Survey on Spirituality in Albanian Higher Education (Completed)


Project Manager: Dr. Ahmet Ecirli

The project mainly dealt with a national study to find out the level of college students’ search for meaning and purpose carried out by HERI - Higher Education Research Institute Graduate School of Education & Information Studies at UCLA- University of California, Los Angeles. The findings as a result of the report involve 112,232 first-year students attending 236 various colleges and universities across the US between the years 2003 and 2007; help us to improve our understanding of the role that spirituality plays in students’ lives and to ascertain strategies that institutions can use to advance students’ spiritual growth. A similar study using the instruments of HERI has been carried out by our research team at Beder University to find out the similarities and differences for spirituality in higher education in Albania. The study was based on data collected in early fall and late summer 2012 from 2360 students attending a national sample of 18 colleges and universities in Albania.

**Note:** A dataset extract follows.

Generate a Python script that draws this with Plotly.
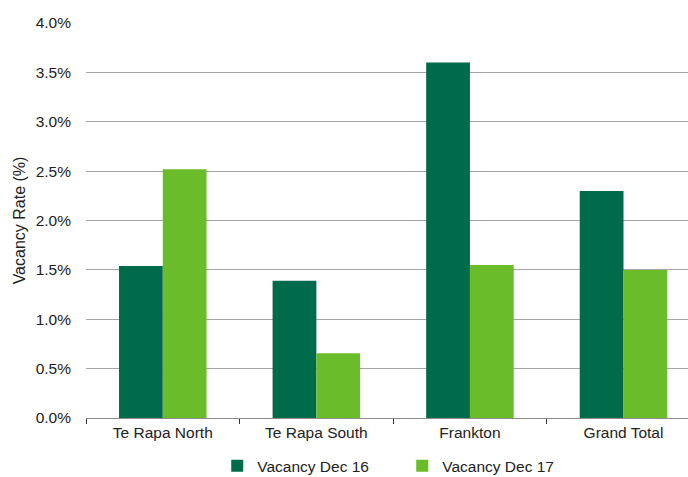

The research tries to search for an answer whether the undergraduate experience facilitates or hinders students’ spiritual/religious quest. This study presents highlights of findings based on data collected in early Fall and late Summer 2012 from 2360 students attending a national sample of 18 colleges and universities in Albania. Students responded to a six-page survey questionnaire that addressed questions about their backgrounds, educational and occupational aspirations, and values and beliefs with respect to spiritual and religious matters.

There are important similarities and distinctions between those students who are strongly religious and those who are highly spiritual. These qualities manifest themselves in a variety of ways related to students’ practices, feelings, self-conceptions, and worldviews. Varying degrees of spirituality and religiousness also translate into significant differences in students’ political and social attitudes. Some of these differences, however, do not correspond to what would be expected in the current national political discourse. Spiritual and religious beliefs and practices also play a role in a students’ psychological and physical well-being.